Maybe that product had a big marketing push. Maybe yours does not. Maybe it launched during a festive season, while yours is entering a slow period. So you adjust. You reshape the curve instead of copying it.

This approach works best when you stay flexible and a little skeptical of your own assumptions.

Use Attribute Based Forecasting

Sometimes you do not have a good analog. That is where attributes come in.

Instead of looking at past products, you break the new one into pieces. Price, pack size, distribution channel, brand strength. Each of these influences demand in its own way.

For example, lower priced products often move faster but generate smaller margins. Smaller packs may sell better in urban stores. Premium packaging might slow down initial adoption but improve perception.

None of this is exact.

Still, combining these signals helps you build a forecast that feels grounded. It is not guesswork pulled from thin air. It is structured estimation, even if a bit imperfect.

Anchor Your Forecast With Market Size

When things feel too uncertain, zoom out.

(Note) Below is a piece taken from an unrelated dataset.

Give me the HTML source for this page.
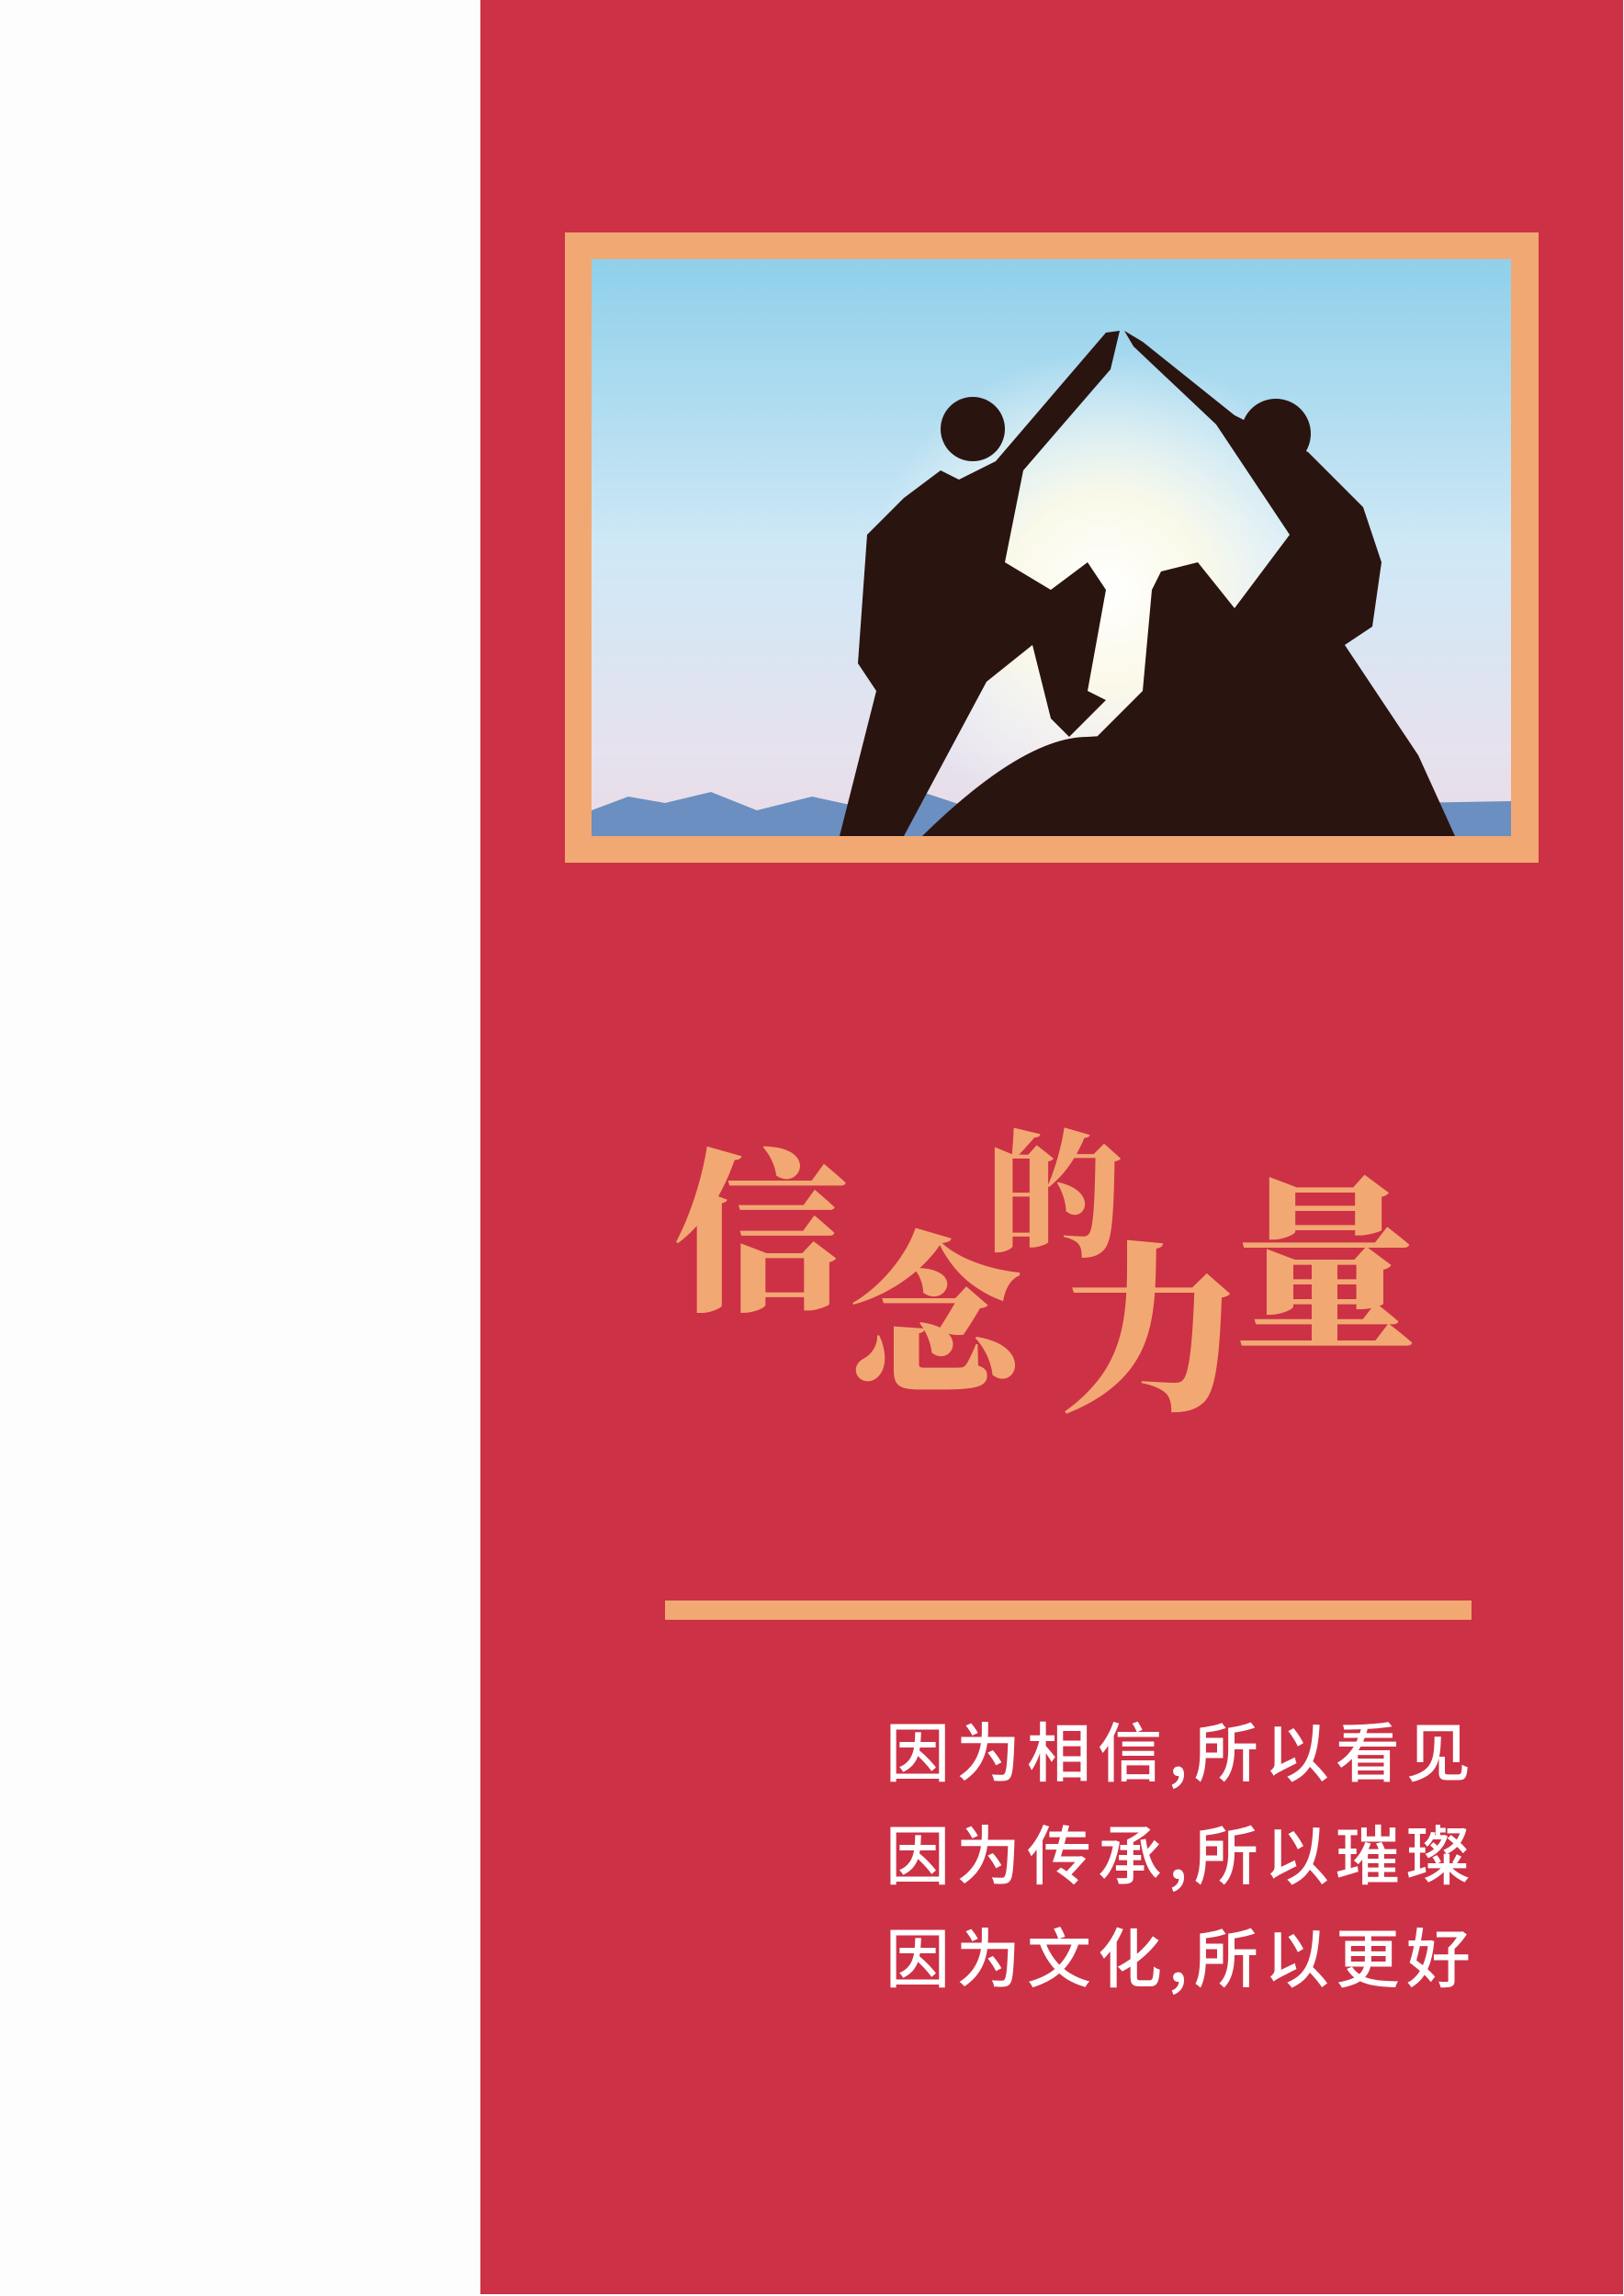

Look at the total market size and work your way down. This gives you boundaries, which is often more useful than a single precise number.

Let’s say the ready to drink coffee market in your region sells about 100,000 units a month. If your product is new, with limited distribution, capturing 1 to 2 percent early on might be realistic.

That puts you in the range of 1,000 to 2,000 units monthly.

It is not perfect, but it stops you from forecasting something wildly unrealistic.

Expect Friction Early On

This is the part people do not talk about enough.

Your inputs will be messy. Sales teams may overestimate demand. Marketing might be overly optimistic. Data might be outdated or incomplete.

You will revise your numbers. More than once.

And that is normal.

Transition to Real Data After Launch

Once the product hits the market, everything changes.

The first few weeks are noisy. You might see sudden spikes or unexpected drops. It is tempting to react immediately, but that usually creates more problems.

Give it some time.

After about 8 to 12 weeks, patterns start to emerge. At this point, you can begin shifting from assumption driven forecasting to actual data.

You start relying more on real sales velocity. You refine your understanding of demand across channels. Promotions and seasonality begin to show clearer effects.

It is a gradual shift, not a clean switch.

A Quick Real World Example

A beverage company launched a new flavored iced tea with no prior data. Initially, they based forecasts on similar soft drink launches and assumed moderate demand.

The first two weeks looked promising, then sales dropped sharply.

Instead of overreacting, they waited. By week eight, they noticed a pattern. Sales were strong in convenience stores but weak in supermarkets. They adjusted distribution and updated forecasts accordingly.

Things stabilized after that.

Not perfectly. But enough to plan better.

The Reality of Cold Start Forecasting

There is no perfect model for new products.

You are combining analogs, attributes, and market assumptions while dealing with internal pressure and limited data. Some forecasts will be off. A few might be very off.

That is part of the process.

What matters is staying adaptable, questioning your inputs, and improving quickly once real data starts coming in.